10 thoughts on “Hammer Time: Anthony, Knicks, Nuggets Hit Hard

  1. I still can’t take this all in. The punishments seem appropriate, but boy is this story multilayered. Stars fighting scrubs. Tiny scrubs (hey Nate Robinson!) playing the hold me back game against bigger stars (Anthony). Keeping starters in the game during garbage time. ABA former player/NC Tar Heel/coach versus NBA HofF’er/Indiana/Fired NC Tar Heel coach coach. And of course, flashes of the snitching ethic video hanging like a stench over the whole mess. While the NBA hasn’t gone back to the Maurice Lucas days of the 70s, it sure seems like there’s something simmering just under the surface, and this “Grapple in the Apple” is just one instance of it bubbling up. I swear I wouldn’t be surprised if Isiah Thomas and another coach just lost it and began squabbing at midcourt. At these times, I’m glad the drama of the Lakers seem to be long in the past.

  2. Jake McDonald says:

    Jerome James came off the bench because it was the only time he would get to touch the court outside of warmups.

    One thing is for sure the Knicks won’t look any worse than they already do.

    Zeke needs to stop reminiscing on his days as a Pistons guard and start coaching. He has a 6’11” 300lb center that’s less than dominant, a shooting guard that left his touch at Depaul, and a point guard who’s best contribution to basketball was a pair $14.99 sneakers. Heck he needs to threaten his team more than the other team.

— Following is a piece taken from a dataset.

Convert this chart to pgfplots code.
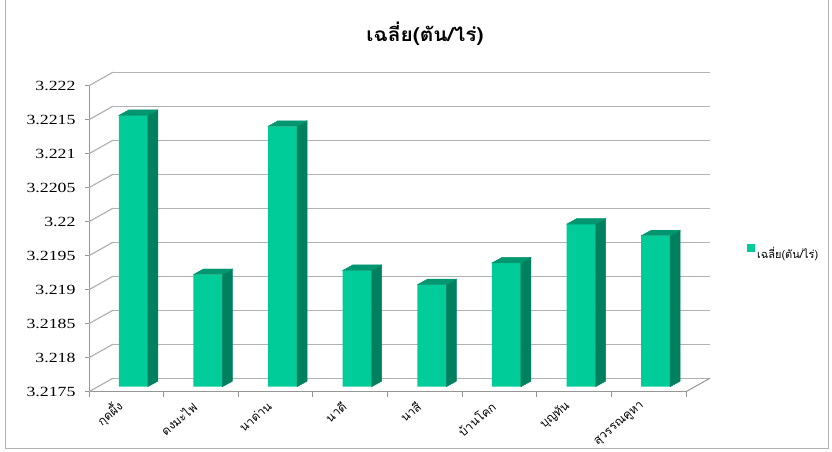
\documentclass[border=0pt]{standalone}
\usepackage{pgfplots}
\pgfplotsset{compat=1.18}
\usepackage{pgfplotstable}
\usepackage{fontspec}
\setmainfont{Liberation Serif}
\newfontfamily\thaifont[Script=Thai]{Loma}

\definecolor{frontgreen}{RGB}{0,204,153}
\definecolor{sidegreen}{RGB}{0,128,94}
\definecolor{topgreen}{RGB}{0,150,112}
\definecolor{gridgray}{RGB}{178,178,178}
\definecolor{axisgray}{RGB}{150,150,150}

% average yield (ton/rai) per sub-district
\pgfplotstableread{
x v
0.5 3.22149
1.5 3.21915
2.5 3.22133
3.5 3.21921
4.5 3.21900
5.5 3.21932
6.5 3.21989
7.5 3.21972
}\yielddata

\begin{document}
\begin{tikzpicture}
\useasboundingbox (0,0) rectangle (832pt,452pt);
\draw[gray!60, line width=0.8pt] (5pt,460pt) -- (5pt,4pt) -- (828pt,4pt) -- (828pt,460pt);
\begin{axis}[
  at={(89pt,60.3pt)}, anchor=south west,
  scale only axis, width=597pt, height=306pt,
  xmin=0, xmax=8, ymin=0, ymax=45,
  clip=false,
  axis x line*=bottom, axis y line*=left,
  axis line style={draw=axisgray, line width=1pt},
  ytick={0,5,...,45},
  yticklabels={3.2175,3.218,3.2185,3.219,3.2195,3.22,3.2205,3.221,3.2215,3.222},
  yticklabel style={font=\fontsize{14}{14}\selectfont, xscale=1.27, anchor=east, xshift=-4pt},
  ymajorgrids,
  major grid style={draw=gridgray, line width=1.2pt, xshift=24pt, yshift=13.5pt},
  tick align=outside, major tick length=4pt, minor tick length=5pt,
  tick style={draw=axisgray, line width=1pt},
  xtick={0.5,1.5,...,7.5},
  xticklabels={กุดผึ้ง,ดงมะไฟ,นาด่าน,นาดี,นาสี,บ้านโคก,บุญทัน,สุวรรณคูหา},
  major x tick style={draw=none},
  minor xtick={0,1,...,8},
  xticklabel style={font=\thaifont\fontsize{12}{13}\selectfont, rotate=40, anchor=east,
    inner sep=1pt, xshift=-9pt, yshift=-3pt},
  legend style={draw=none, fill=none, at={(axis description cs:1.102,0.453)}, anchor=west,
    font=\thaifont\fontsize{11}{11}\selectfont, inner sep=0pt},
  legend image code/.code={\fill[frontgreen] (0pt,-4pt) rectangle (8pt,4pt);},
]
% left side wall and floor edge
\pgfplotsinvokeforeach{0,5,10,15,20,25,30,35,40,45}{
  \draw[gridgray, line width=1.2pt] (axis cs:0,#1) -- ++(24pt,13.5pt);
}
\draw[axisgray, line width=1pt] (axis cs:8,0) -- ++(24pt,13.5pt);

% front faces of the columns
\addplot[ybar, bar width=29pt, bar shift=7pt, yshift=5pt, fill=frontgreen, draw=none]
  table[x=x, y expr=(\thisrow{v}-3.2175)*10000] {\yielddata};
\addlegendentry{เฉลี่ย(ตัน/ไร่)}

% top and side faces of the columns
\addplot[forget plot, only marks, mark=*, mark size=0pt, mark options={draw=none, fill=none},
  scatter,
  visualization depends on={y \as \yv},
  scatter/@pre marker code/.code={%
    \pgfmathsetmacro\hh{\yv*6.8}%
    \pgfmathsetmacro\hb{5-\hh}%
    \pgfmathsetmacro\hc{10.5-\hh}%
    \fill[sidegreen] (21.5pt,5pt) -- (31.5pt,10.5pt) -- (31.5pt,\hc pt) -- (21.5pt,\hb pt) -- cycle;
    \fill[topgreen] (-7.5pt,5pt) -- (21.5pt,5pt) -- (31.5pt,10.5pt) -- (2.5pt,10.5pt) -- cycle;
  },
  scatter/@post marker code/.code={},
] table[x=x, y expr=(\thisrow{v}-3.2175)*10000] {\yielddata};
\end{axis}
\node[font=\thaifont\bfseries\fontsize{19}{19}\selectfont, xscale=1.1] at (425pt,418pt) {เฉลี่ย(ตัน/ไร่)};
\end{tikzpicture}
\end{document}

    By the way, I never thought I would say this but MJ-‘his airness’ needs to take a page out of Marbury’s book.

    Gamer: Marbury for his affordable $14.99 sneakers

    Buster: Jordan for his $160 sneakers

  3. Dirk de Young says:


    Sorry for you about all the explanations you had to make to your son. Most of us 50 something sports fans also played sports at some time or another. Back then any kind of disrespect for the refs or other players was swiftly handled. These days it seems to have become part of the circus! and I mean circus. Pro Sports seems to become less and less about the game and more and more about the gamesmanship. I have of late more and more just forgotten about pro-sports and retreated into the world of college sports.

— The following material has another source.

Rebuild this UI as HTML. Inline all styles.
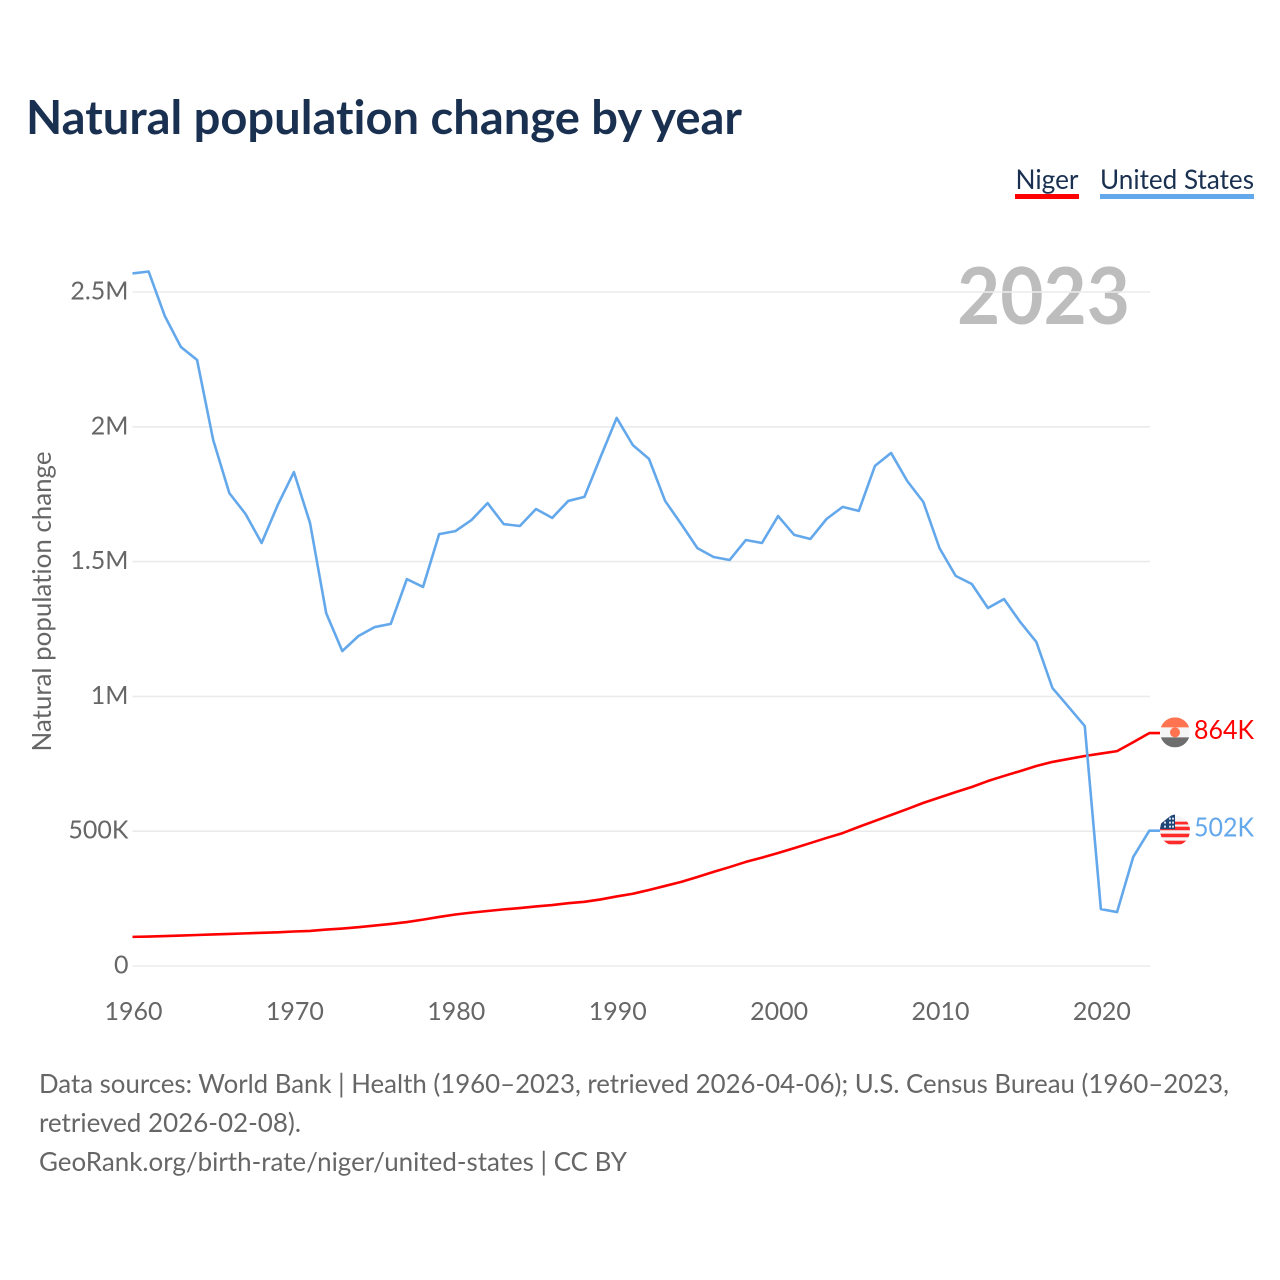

    The pumped up on steroids record breaking, the most memorable moments of a season not being a e.g. bradshaw to swann/stallworth balletic/athletic game breaking pass reception, but a “grapple in the apple?”

    The “last” time I took my son to a baseball game, there was about a 30 minute interlude following a hit batter, who proceeded to attack the pitcher and then the next pitcher also hit the batter, and then the dugouts cleared and everybody rumbled, what it meant was that in half an hour+ there were a total of two pitches thrown. Wow, what excitement!!

    I guess for some fans this is exciting. There are so many great moments in pro sports and so many amazing athletic accomplishments, but this kind of stuff should be out and when it causes injury to another player there should be also criminal charges.

    If I wanted see that kind of circus, I would stick to pro-wrestling. I say performance enhancing drugs out and gangsterism out!! Whatever it takes.
    Your sons feelings of sticking up for his teamates is an admirable feeling, I would have felt the same way in his situation probably, but it only suggests a lack of confidence in the authority that governs sport and society that he doubts that the offenders in these cases will get what they deserve without the necessity of direct action by the players. Why not just suspend them all for the whole season. Basketball, Football and Baseball are more important than any individual players, they are all very privileged people and they need to get their feet back on the ground.

  4. Richard says:

    I completely disagree with the sentiment that this was not harsh enough. I hope the inevitable NBAPA grievence is uphold and Anthony (possibly others) are back on the court in less time. Yes, they should have been suspended, but this was out-of-line.

    More thoughts:


  5. Pete says:

    Umm Dirk despite ‘gangsterism and performance enhancing drugs’ there is far less fighting in the NBA today than there was twenty years ago.

  6. Juan says:

    Totally agree with Pete.

    I would probably argue that there was just as many drugs, in fact, a lot of very harmful drugs back in the leagues in the 1980s, and even before that? Greenies in baseball, Pittsburgh coke scandal of the 80s implicating some GREAT players, NBA drug scandal involving some GREAT players, etc.

    Violence.. Does no one recall the Pistons of the late 80s?

    I have lots of old NBA games and videos put out by the league like tapes of the Celtics and Lakers series of 1984-85 as well as 1987-88 , and some Larry Legend videos and they all show Rambis getting into it with McHale, Kaeem mixing it up, Danny Ainge getting elbowed by Rambis, Bird fouling Dr. J hard, etc. It seems to be it is sanctioned when selling NBA videos.

    Heck on NBA on TNT, they chuckle when they show Charles Barkley fighting Shaq. They show replay after replay of this. The league could easily tell them to knock this off,but they won’t.

    Heck ESPN has a Top Ten NBA fight bit.

    A good number of these fights were in the playoffs.

    We seem to forget things conveniently like that. We always think we were better than we actually were.

  7. Carl says:

    Having been a Detroit Piston fan all my life, I remember what a fierce competitor and incredible talent Isiah Thomas was on the court. Unfortunately, many of us in the Detroit area also remember what an undignified street punk Isiah Thomas could be when he was out in public. I’ve had several individuals in the Detroit area tell me several first hand accounts of Isiah’s nasty temper and punk behavior inside resturaunts and bars. Isiah finds it nearly impossible to maintain his poise under pressure before his fighting temper flairs. The sooner the Nicks get rid of Thomas……. the better off they will be.

  8. Aaron says:

    It really doesn’t matter how the fight started, the bottom line is these men are professionals. What other profession (besides boxing) will allow someone to fight and still have a Job? It’s my opinion that in the future all physical altercations (fighting) should be dealt with through a one year dismissal from the game. I’ll bet you players will think four or five time before throwing that first punch. It seems to me that anger management course ought to be offered in addition to practice. Just because you’re a millionaire, doens’t give you the right to be an ass. It’s time to grow up and take some responsibility.

  9. Daryl says:

    George Karl should be fined for his unprofessional comments about his colleague Isaiah Thomas. In my judgement, his unwise comments added gasoline to the fire. Leaders are suppose to set examples. I think that Isaiah Thomas showed great class and restraint in not feeding into an already boiling situation. Shame on you George Karl. I have to put you in time out.

  10. kenneth says:

    You know I am sick and tired of these crybabies that call themselves professional ball players. When I played the game there was no such thing as a flagrant foul. You had to take the hard foul and keep on playing. These guys are soft.